Clouser can do it all: welding, pipeline inspection and ultrasound testing. He's also a commercial dive instructor. Plus he's an active diver and welder.

"Every summer, I go off and work in the industry," he says. Sometimes he's a diver. More frequently these days, he's a project manager overseeing a number of divers.

Underwater welding is vastly different from typical welding, says instructor Jonathan Bennett. For one thing, the equipment used is different, he says, and often quite expensive. And it's one of the few professions where the mode of transportation -- the diving -- is perhaps the most important skill.

"You have to have above-average diving skills. That's something you can't get overnight."

Colleen Kelvin is well on her way to being a jack of all trades. "It's hard, but most of all I like it," she says.

Kelvin was trained at the Diver's Institute in Seattle. "I'd done scuba diving and construction work, and I heard about the school," she explains. So far, Kelvin hasn't done much welding or diving. "Mostly I do a lot of tending, run chambers, hand jetting, cover pipe or uncover it and set flanges."

Kelvin is one of the few female commercial divers working in the Gulf of Mexico. "Most people I run across, I'm the first one they've ever seen dive," she says. There are more women commercial divers working inland, and Kelvin expects it will become more common in the Gulf. "I wish there were more. People look at me like I'm an alien."

The biggest problem Kelvin has had is visibility underwater. "Sometimes we just feel around," she admits. On clear days, she's seen a stingray and a shark. "They don't bother you," she says. "The neatest thing about the job is the environment underwater."

Clouser says one of his most memorable projects was off the East Coast. He was part of a crew salvaging an Irving freighter, which sank with 3,000 tons of crude oil in it. It was memorable because the operation was shut down by court order.

"Some politician didn't think we should raise it," he remembers. The fear was the potential for environmental disaster, but Clouser says they needn't have worried. The oil wasn't going anywhere.

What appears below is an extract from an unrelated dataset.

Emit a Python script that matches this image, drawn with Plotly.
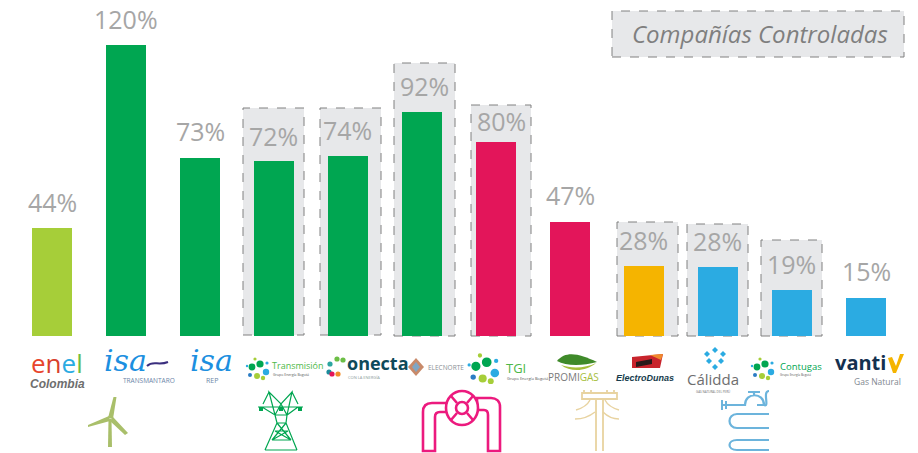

"The water was [32 F]. Do you know what happens to oil when it's that cold? It gets thick. Really thick! Their idea was to heat it up and pump the oil to the surface. Do you know what happens when you heat up oil? They'd have had oil everywhere!"

In the end, the government allowed the vessel to be raised. But by then, Clouser was back instructing classes. "These people weren't stupid, but they weren't divers."

So how did Clouser get into this field? "Lloyd Bridges," he chuckles. The actor starred in a television series called Sea Hunt while Clouser was growing up.

"I used to watch that and say, 'I've got to be a diver,'" he remembers.

Obviously, commercial diving is quite different from recreational scuba diving. For one thing, divers are attached to the surface with a hose. "They still have a scuba tank on their back and a spare [mini tank], but that's just for emergencies," Clouser explains.

An emergency might be losing air at 100 feet, which would be fatal if you're weighted down so you can stand and work on the bottom. "I think we're all aware of the dangers," says Kelvin. She says the spare tanks aren't the only precautions. "We have a standby diver always ready for something to happen."

Kelvin says what sounds like glamour and excitement can become routine. "Some days it's just work," she admits. She tells would-be commercial divers that it's not a career for everyone. "You have to understand it's construction and not just scuba."